My Lords, it is not only the last spring Budget, it is the last Budget in Lent. If we had any doubts, then the early speeches in this debate brought that Lenten theme home rather well.
I do not want to get into the details of the Budget, which are very political, but to talk about two broader, longer-term issues to which the Chancellor referred in his speech. The first, which has already been alluded to, is our national debt. Its rate of growth is forecast to slow in this decade, but that is stabilisation at a very high level, representing nearly £62,000 for every household in the country. Even at the current very low interest rates, servicing that debt costs £50 billion a year—more than the combined costs of defence and police services in this country.

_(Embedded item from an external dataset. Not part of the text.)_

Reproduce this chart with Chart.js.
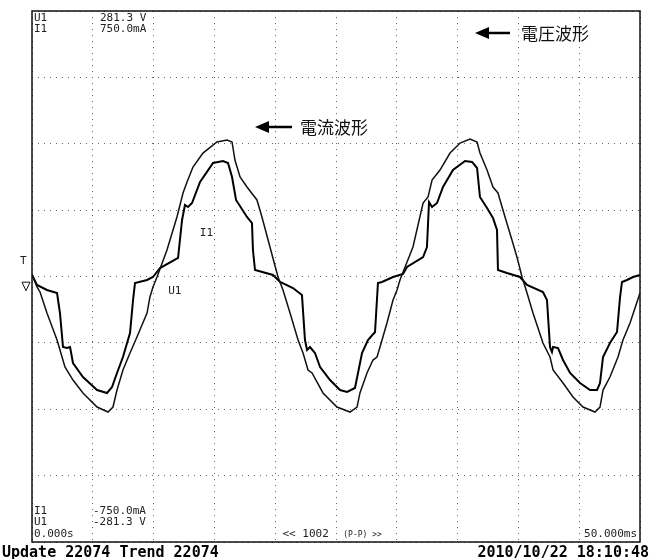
<!DOCTYPE html>
<html>
<head>
<meta charset="utf-8">
<script src="https://cdn.jsdelivr.net/npm/chart.js@4/dist/chart.umd.min.js"></script>
<style>
  html, body { margin: 0; padding: 0; background: #fff; }
  #wrap { position: relative; width: 650px; height: 559px; }
</style>
</head>
<body>
<div id="wrap"><canvas id="scope" width="650" height="559"></canvas></div>
<script>
// U1 voltage trace (ms, V)
const u1Time = [0.00, 0.41, 0.66, 1.23, 2.06, 2.47, 2.71, 3.37, 4.19, 5.35, 6.25, 6.66, 6.99, 7.48, 8.06, 8.63, 9.46, 9.70, 9.95, 10.28,
  11.10, 11.92, 12.42, 12.75, 13.24, 14.06, 15.21, 16.04, 16.45, 16.69, 17.11, 17.68, 18.50, 18.91, 19.57, 20.23, 20.64, 21.22, 21.88, 22.29,
  22.70, 23.03, 23.93, 25.08, 26.15, 26.73, 26.97, 27.55, 28.04, 28.37, 28.62, 29.19, 29.69, 30.02, 30.26, 30.68, 31.33, 32.16, 32.57, 32.90,
  33.55, 34.38, 35.20, 36.02, 36.60, 36.84, 37.42, 37.91, 38.32, 38.90, 39.47, 39.88, 40.30, 40.71, 41.20, 42.02, 42.60, 42.85, 43.67, 44.49,
  45.31, 46.30, 46.71, 46.96, 47.53, 48.19, 48.60, 49.18, 50.00];
const u1Volt = [2.6, -11.1, -16.4, -38.7, -67.3, -85.3, -95.9, -109.7, -123.4, -138.3, -143.6, -138.3, -120.3, -99.1, -81.1, -64.1, -38.7, -21.7, -11.1, -0.5,
  28.1, 63.0, 88.5, 100.1, 116.0, 130.8, 142.5, 144.6, 142.5, 123.4, 105.4, 94.8, 81.1, 63.0, 31.3, -0.5, -14.3, -38.7, -67.3, -81.1,
  -99.1, -102.2, -123.4, -138.3, -143.6, -138.3, -123.4, -102.2, -88.5, -85.3, -74.7, -49.3, -24.9, -14.3, -3.7, 10.1, 31.3, 77.9, 84.2, 102.2,
  112.8, 130.8, 141.4, 145.7, 142.5, 130.8, 112.8, 94.8, 88.5, 63.0, 38.7, 20.7, -0.5, -17.5, -38.7, -70.5, -85.3, -99.1, -112.8, -127.7,
  -138.3, -143.6, -138.3, -120.3, -106.5, -85.3, -67.3, -49.3, -17.5];

// I1 current trace (ms, mA)
const i1Time = [0.00, 0.41, 1.23, 2.06, 2.30, 2.55, 2.88, 3.13, 3.37, 4.19, 5.35, 6.17, 6.58, 6.99, 7.48, 8.06, 8.31, 8.47, 9.46, 9.95,
  10.53, 12.01, 12.34, 12.58, 12.83, 13.16, 13.82, 14.89, 15.71, 16.12, 16.45, 16.78, 17.68, 18.09, 18.17, 18.34, 19.82, 20.40, 21.46, 22.20,
  22.45, 22.62, 22.86, 23.27, 23.69, 24.51, 25.33, 25.91, 26.56, 26.81, 27.14, 27.63, 28.21, 28.45, 28.78, 29.69, 30.51, 30.84, 32.16, 32.48,
  32.65, 32.90, 33.31, 33.80, 34.62, 35.61, 36.19, 36.60, 36.84, 37.42, 37.91, 38.24, 38.32, 39.06, 40.13, 40.71, 42.02, 42.35, 42.60, 42.76,
  42.85, 43.26, 43.67, 44.25, 45.07, 45.89, 46.47, 46.71, 46.96, 47.53, 48.11, 48.36, 48.52, 48.93, 49.43, 50.00];
const i1Current = [4.2, -24.0, -38.1, -46.6, -103.1, -199.2, -202.0, -199.2, -244.4, -283.9, -320.6, -329.1, -312.2, -272.6, -227.4, -159.6, -66.4, -18.4, -9.9, -1.4,
  24.0, 52.3, 159.6, 202.0, 196.3, 207.6, 267.0, 320.6, 326.3, 320.6, 281.1, 216.1, 168.1, 151.1, 74.9, 18.4, 4.2, -15.5, -32.5, -52.3,
  -179.4, -207.6, -199.2, -216.1, -255.7, -292.4, -320.6, -326.3, -315.0, -272.6, -216.1, -179.4, -156.8, -18.4, -15.5, -1.4, 7.1, 26.8, 55.1, 83.3,
  210.5, 196.3, 207.6, 252.8, 300.9, 326.3, 323.5, 306.5, 224.6, 193.5, 165.3, 131.4, 18.4, 9.9, -1.4, -24.0, -43.8, -66.4, -199.2, -213.3,
  -199.2, -202.0, -235.9, -272.6, -300.9, -320.6, -320.6, -300.9, -227.4, -187.9, -156.8, -57.9, -15.5, -9.9, -1.4, 4.2];

// full scale settings shown on the screen
const timeRange = [0, 50];       // ms, 10 div
const voltRange = [-281.3, 281.3];
const currRange = [-750, 750];

function toPoints(xs, ys) {
    return xs.map((x, i) => ({ x: x, y: ys[i] }));
}

const MONO = '"DejaVu Sans Mono", "Liberation Mono", monospace';
const CJK = '"Noto Sans CJK JP", "Noto Sans", sans-serif';

// frame, readouts and annotations
const screenText = {
    id: 'screenText',
    afterDraw(chart) {
        const ctx = chart.ctx;
        const a = chart.chartArea;
        const xs = chart.scales.x;
        const yu = chart.scales.yU;
        ctx.save();

        // frame
        ctx.strokeStyle = '#111';
        ctx.lineWidth = 1.5;
        ctx.strokeRect(a.left, a.top, a.right - a.left, a.bottom - a.top);

        // readouts
        ctx.fillStyle = '#222';
        ctx.font = '11px ' + MONO;
        ctx.textBaseline = 'middle';
        ctx.textAlign = 'left';
        ctx.fillText('U1', a.left + 2, a.top + 7);
        ctx.fillText('281.3 V', a.left + 68, a.top + 7);
        ctx.fillText('I1', a.left + 2, a.top + 18);
        ctx.fillText('750.0mA', a.left + 68, a.top + 18);
        ctx.fillText('I1', a.left + 2, a.bottom - 31);
        ctx.fillText('-750.0mA', a.left + 61, a.bottom - 31);
        ctx.fillText('U1', a.left + 2, a.bottom - 20);
        ctx.fillText('-281.3 V', a.left + 61, a.bottom - 20);
        ctx.fillText('0.000s', a.left + 2, a.bottom - 8);
        ctx.textAlign = 'right';
        ctx.fillText('50.000ms', a.right - 3, a.bottom - 8);
        ctx.textAlign = 'left';
        ctx.fillText('<< 1002', xs.getPixelForValue(20.6), a.bottom - 8);
        ctx.font = '8px ' + MONO;
        ctx.fillText('(P-P) >>', xs.getPixelForValue(25.6), a.bottom - 7);

        // trace labels
        ctx.font = '11px ' + MONO;
        ctx.fillText('I1', xs.getPixelForValue(13.8), yu.getPixelForValue(46));
        ctx.fillText('U1', xs.getPixelForValue(11.2), yu.getPixelForValue(-16));

        // trigger / ground markers at left
        ctx.fillText('T', a.left - 12, yu.getPixelForValue(16));
        ctx.beginPath();
        ctx.moveTo(a.left - 10, yu.getPixelForValue(-6));
        ctx.lineTo(a.left - 2, yu.getPixelForValue(-6));
        ctx.moveTo(a.left - 10, yu.getPixelForValue(-6));
        ctx.lineTo(a.left - 6, yu.getPixelForValue(-15));
        ctx.lineTo(a.left - 2, yu.getPixelForValue(-6));
        ctx.lineWidth = 1;
        ctx.stroke();

        // status line under the screen
        ctx.fillStyle = '#000';
        ctx.font = 'bold 15px ' + MONO;
        ctx.textBaseline = 'alphabetic';
        ctx.textAlign = 'left';
        ctx.fillText('Update 22074 Trend 22074', 2, 557);
        ctx.textAlign = 'right';
        ctx.fillText('2010/10/22 18:10:48', 649, 557);

        // Japanese annotations with arrows
        function arrow(x1, x2, y) {
            ctx.beginPath();
            ctx.moveTo(x2, y);
            ctx.lineTo(x1 + 10, y);
            ctx.lineWidth = 2.5;
            ctx.stroke();
            ctx.beginPath();
            ctx.moveTo(x1, y);
            ctx.lineTo(x1 + 14, y - 6);
            ctx.lineTo(x1 + 14, y + 6);
            ctx.closePath();
            ctx.fill();
        }
        ctx.strokeStyle = '#000';
        arrow(475, 510, 33);
        arrow(255, 292, 127);
        ctx.font = '17px ' + CJK;
        ctx.textAlign = 'left';
        ctx.textBaseline = 'middle';
        ctx.fillStyle = '#111';
        ctx.fillText('電圧波形', 521, 34);
        ctx.fillText('電流波形', 300, 128);

        ctx.restore();
    }
};

new Chart(document.getElementById('scope').getContext('2d'), {
    type: 'line',
    data: {
        datasets: [{
            label: 'U1',
            data: toPoints(u1Time, u1Volt),
            yAxisID: 'yU',
            borderColor: '#111',
            borderWidth: 1.5,
            pointRadius: 0,
            tension: 0
        }, {
            label: 'I1',
            data: toPoints(i1Time, i1Current),
            yAxisID: 'yI',
            borderColor: '#000',
            borderWidth: 2,
            pointRadius: 0,
            tension: 0
        }]
    },
    options: {
        responsive: false,
        animation: false,
        layout: { padding: { left: 32, top: 11, right: 10, bottom: 17 } },
        plugins: {
            legend: { display: false },
            tooltip: { enabled: false }
        },
        scales: {
            x: {
                type: 'linear',
                min: timeRange[0],
                max: timeRange[1],
                ticks: { display: false, stepSize: 5 },
                grid: { color: '#666', lineWidth: 1, drawTicks: false },
                border: { display: false, dash: [1, 5] }
            },
            yU: {
                position: 'left',
                min: voltRange[0],
                max: voltRange[1],
                ticks: { display: false, stepSize: 70.325 },
                grid: { color: '#666', lineWidth: 1, drawTicks: false },
                border: { display: false, dash: [1, 5] }
            },
            yI: {
                position: 'right',
                display: false,
                min: currRange[0],
                max: currRange[1]
            }
        }
    },
    plugins: [screenText]
});
</script>
</body>
</html>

I do not know what level of national debt is sustainable, because I am not an economist, although the economists do not seem too sure either and take different views. I believe, however, that the current level, which grew greatly through the financial crisis that broke about 10 years ago, is much too high for our long-term good, not least if a further, serious long-term crisis were to hit us, for whatever reason. The blame lies in the years before the crisis, when, amid favourable economic conditions—not least the bonanza years of North Sea oil reserves—the national debt was allowed to rise so much. This reflected a national mood that is summed up in the iconic advertisement for an early credit card: that we should “take the waiting out of wanting”. Whether for individuals or for our nation as a whole, I question whether it is right and healthy to prioritise taking the waiting out of wanting. Getting our national finances genuinely into a better state will be a very difficult challenge amid all the political pressures which arise in a consumerist society so resistant to increased taxation.
That leads me to the second area upon which I would like to comment. The upward pressures on national expenditure are greatest, as has again been referred to, in the National Health Service and social care. It is difficult to keep track of all the reports and analyses on the delivery and financing of the NHS and social care. The absolute plethora of those in recent years simply illustrates why the underlying situation is so difficult. Indeed, the Chancellor has announced a new Green Paper this autumn on the future financing and delivery of social care. In the meantime, we await quite shortly the report from our own Select Committee special inquiry into the long-term sustainability of supporting and funding the NHS and social care.
Current plans from the NHS settlement at the 2015 spending review include a commitment to achieve 2% net efficiency gains through the remainder of this decade. Those are well ahead of the customary efficiency gains and will be demanding to achieve. Even if those challenging efficiency targets are met, the inexorable rise in demand will still prove immensely challenging. The underlying escalation in cost is estimated by the chief executive of NHS Providers at about 4% a year, driven by an ageing population and increasingly sophisticated medical treatment. The cost of social care rises in parallel. So what is to be done?
It seems unavoidable that we will need to devote a higher proportion of our GDP to health and social care. You can slice it and dice it but it seems to me that you would come to that conclusion. We are already significantly behind France and Germany in this respect, and well behind the United States, but will it be achieved while the whole area is such a political battlefield? We need to try to reduce the element of political controversy as far as possible in the basic decision-making processes, because once something becomes a political football, things tend simply not to happen because of the developing stalemate and the associated emotions.
I know that Governments are generally opposed to ring-fencing taxes but I have come to think that due to the inexorably increasing costs and unique political pressures involved, the future challenges to funding health and social care will best be represented by some form of hypothecation of tax revenues. There is something of a distinct anomaly here, which can be addressed separately. While individual Governments will have to take overall responsibility for what happens when they are in charge, the recommended Budgets and tax-raising plans would best be proposed by an independent and cross-party body—a bit like the OBR. That may not be politically palatable but, frankly, paying for what we need to pay for will be unpalatable in one form or another. We simply have to face up to that, and to a degree of austerity which seems simply unavoidable in the decades to come.